Il lavoro come occasione di riscatto dalla violenza di genere: un futuro chiamato Speranza
Storia di una donna assunta da un famoso ristorante nel Chietino. Scastiglia: «Creare altre occasioni»
CHIETI – La prima volta che aveva messo piede nel ristorante, Speranza aveva perso ogni certezza. Era annientata. Era impaurita. Era insicura. Speranza (usiamo un nome di fantasia) oggi in quel ristorante ha trovato una sua nuova identità professionale e umana, un’identità nuova, la forza di combattere, di sorridere, di vivere.
La sua è una storia come tante: quella di donne che hanno subito violenze e umiliazioni dal proprio compagno, se è mai possibile usare un’espressione come questa per descrivere uomini violenti.
Ma la sua è anche la storia di un percorso di rinascita reso possibile dalla sinergia con cui a Chieti, dall’aprile del 2015, la “Rete contro la violenza verso le donne e di genere” ha dato vita a un positivo e proficuo raccordo tra istituzioni pubbliche (Comune, Prefettura, Questura, Asl, Regione), forze dell’ordine (Carabinieri), onlus (Centro antiviolenza Cooperativa Alpha, Caritas Diocesana, Comunità Papa Giovanni XXII) e associazioni d’impresa come la CNA, non solo per mettere in rete tutti gli strumenti possibili di contrasto alla violenza di genere, diffondere la cultura dei diritti, ma anche per immaginare percorsi che attraverso il lavoro puntino a un riscatto.
«Da tempo la nostra associazione – spiega Letizia Scastiglia, direttrice della CNA provinciale – partecipa attivamente alla vita del Centro sia alle attività formative, cui prendono parte gli operatori del nostro Patronato, sia rendendosi disponibile ad accogliere donne vittime di violenza nelle nostre strutture o trovando aziende disposte ad accogliere».
E proprio a questa ultima opportunità fa riferimento il caso appena descritto di Speranza: «La testimonianza – dice ancora Scastiglia – è stata raccontata nel corso della giornata formativa organizzata dalla Cooperativa Alpha dello scorso dicembre, e si riferisce proprio all’esperienza di accoglienza fatta da un’impresa di ristorazione del nostro territorio che si è conclusa con l’assunzione della donna che vive una situazione di violenza: un’assunzione a tempo indeterminato».
Il ristorante, molto noto nel territorio del Chietino grazie soprattutto alla qualità della sua offerta e alla professionalità della coppia che lo gestisce, ha deciso di accogliere la donna, protagonista di un duro e faticoso percorso di recupero dopo l’innumerevole serie di violenze subite.
Un ingresso dapprima soft, progressivo, fatto di reciproca conoscenza tra lei e i titolari, aperto da un periodo di tirocinio realizzato con il concorso finanziario del Centro antiviolenza; concluso infine con un contratto di lavoro vero e proprio a tempo indeterminato.
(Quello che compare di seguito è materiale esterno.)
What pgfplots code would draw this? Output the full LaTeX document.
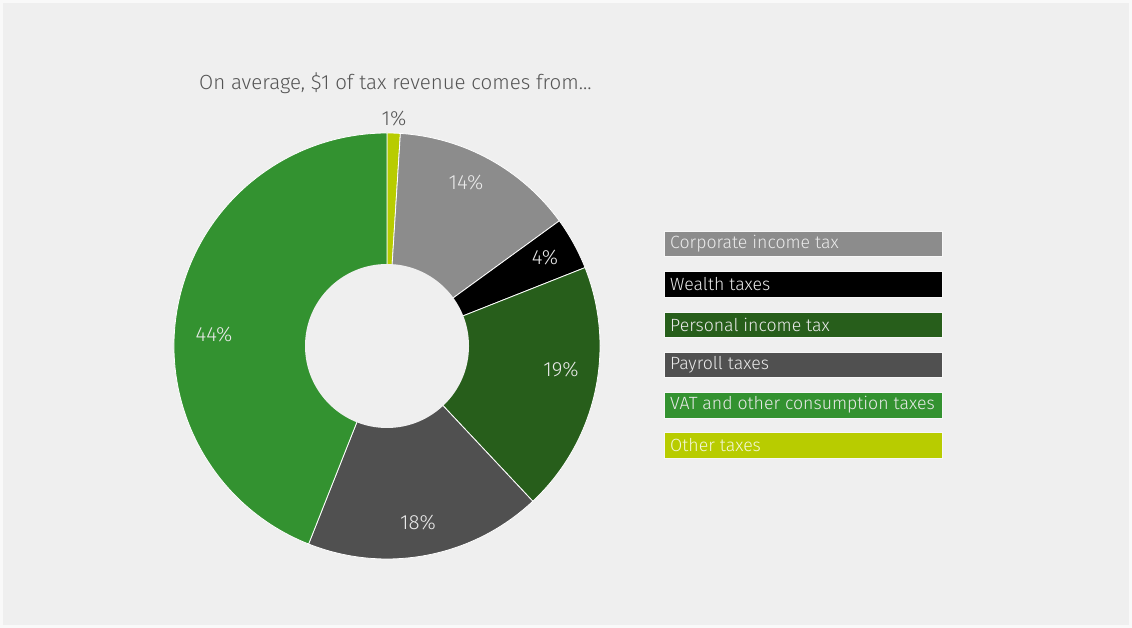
\documentclass[border=0pt]{standalone}
\usepackage{pgfplots}
\pgfplotsset{compat=1.18}
\usepackage{fontspec}
\setmainfont{Fira Sans}[UprightFont=* Light]
\definecolor{bg}{HTML}{EFEFEF}
\definecolor{cCorp}{HTML}{8C8C8C}
\definecolor{cWealth}{HTML}{000000}
\definecolor{cPers}{HTML}{275E1B}
\definecolor{cPay}{HTML}{505050}
\definecolor{cVAT}{HTML}{339230}
\definecolor{cOther}{HTML}{B8CC00}
\definecolor{tgrey}{HTML}{555555}
\definecolor{tlight}{HTML}{EAEAEA}
% shares in percent
\def\pOther{1}
\def\pCorp{14}
\def\pWealth{4}
\def\pPers{19}
\def\pPay{18}
\def\pVAT{44}
\pgfmathsetmacro\aA{90}
\pgfmathsetmacro\aB{\aA-3.6*\pOther}
\pgfmathsetmacro\aC{\aB-3.6*\pCorp}
\pgfmathsetmacro\aD{\aC-3.6*\pWealth}
\pgfmathsetmacro\aE{\aD-3.6*\pPers}
\pgfmathsetmacro\aF{\aE-3.6*\pPay}
\pgfmathsetmacro\aG{\aF-3.6*\pVAT}
\def\R{213pt}
\begin{document}
\begin{tikzpicture}
\fill[bg] (0,0) rectangle (1132pt,628pt);
\draw[white!60!bg, line width=3pt] (1.5pt,1.5pt) rectangle (1130.5pt,626.5pt);
\begin{axis}[x=1pt, y=1pt, xmin=0, xmax=1132, ymin=0, ymax=628,
  hide axis, clip=false, anchor=origin, at={(0,0)}]
\addplot[fill=cOther, draw=white, line width=0.8pt] coordinates {(387,282)} -- ++(\aA:\R) arc[start angle=\aA, end angle=\aB, radius=\R] -- cycle;
\addplot[fill=cCorp, draw=white, line width=0.8pt] coordinates {(387,282)} -- ++(\aB:\R) arc[start angle=\aB, end angle=\aC, radius=\R] -- cycle;
\addplot[fill=cWealth, draw=white, line width=0.8pt] coordinates {(387,282)} -- ++(\aC:\R) arc[start angle=\aC, end angle=\aD, radius=\R] -- cycle;
\addplot[fill=cPers, draw=white, line width=0.8pt] coordinates {(387,282)} -- ++(\aD:\R) arc[start angle=\aD, end angle=\aE, radius=\R] -- cycle;
\addplot[fill=cPay, draw=white, line width=0.8pt] coordinates {(387,282)} -- ++(\aE:\R) arc[start angle=\aE, end angle=\aF, radius=\R] -- cycle;
\addplot[fill=cVAT, draw=white, line width=0.8pt] coordinates {(387,282)} -- ++(\aF:\R) arc[start angle=\aF, end angle=\aG, radius=\R] -- cycle;
\fill[bg] (axis cs:387,282) circle[radius=82pt];
% title
\node[anchor=base west, text=tgrey, font=\fontsize{20.5}{24}\selectfont, inner sep=0pt] at (axis cs:199,538) {On average, \$1 of tax revenue comes from...};
% slice labels
\begin{scope}[every node/.style={text=tlight, font=\fontsize{20.5}{24}\selectfont, inner sep=0pt}]
\node at (axis cs:466,445) {14\%};
\node at (axis cs:545,370) {4\%};
\node at (axis cs:561,258) {19\%};
\node at (axis cs:418,105) {18\%};
\node at (axis cs:214,293) {44\%};
\end{scope}
\node[text=tgrey, font=\fontsize{20.5}{24}\selectfont, inner sep=0pt] at (axis cs:394,509) {1\%};
% legend
\begin{scope}[every node/.style={anchor=west, font=\fontsize{17.7}{20}\selectfont, inner sep=0pt}]
\fill[cCorp, draw=white!50!bg] (axis cs:664,397) rectangle (axis cs:942,372);
\node[text=tlight] at (axis cs:670,384.5) {Corporate income tax};
\fill[cWealth, draw=white!50!bg] (axis cs:664,357) rectangle (axis cs:942,331);
\node[text=tlight] at (axis cs:670,344) {Wealth taxes};
\fill[cPers, draw=white!50!bg] (axis cs:664,316) rectangle (axis cs:942,291);
\node[text=tlight] at (axis cs:670,303.5) {Personal income tax};
\fill[cPay, draw=white!50!bg] (axis cs:664,276) rectangle (axis cs:942,251);
\node[text=tlight] at (axis cs:670,263.5) {Payroll taxes};
\fill[cVAT, draw=white!50!bg] (axis cs:664,236) rectangle (axis cs:942,210);
\node[text=tlight] at (axis cs:670,223) {VAT and other consumption taxes};
\fill[cOther, draw=white!50!bg] (axis cs:664,196) rectangle (axis cs:942,170);
\node[text=white!85!cOther] at (axis cs:670,183) {Other taxes};
\end{scope}
\end{axis}
\end{tikzpicture}
\end{document}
In una parola: stabilizzata.
Ma siccome il lupo perde il pelo e non il vizio, anche sul luogo di lavoro il vecchio partner ha provato a rifarsi vivo: solo grazie alla fermezza dei titolari e dei carabinieri la sua presenza è ormai solo un ricordo lontano.
«Percorsi finalizzati all’autonomia economica possono aiutare le donne a riprendere pieno possesso delle loro vite, e in questo il lavoro di rete con tutti i soggetti territoriali è fondamentale» aggiunge Scastiglia.
D’altra parte, non mancano neanche gli strumenti finanziari per favorire questi percorsi: legge di bilancio, Fondo per il sostegno alla parità di genere, Piano strategico nazionale per le politiche per la parità di genere, Disposizioni in materia di Piano strategico nazionale con la violenza di genere, solo per citarne alcuni: «La speranza, è davvero il caso di dirlo – conclude Scastiglia – è che venga ampliata la platea di potenziali aziende destinatari di sgravi contributivi e fiscali rivolti alla stabilizzazione di queste persone, che siano destinatarie di queste misure anche le piccole, medie e micro imprese».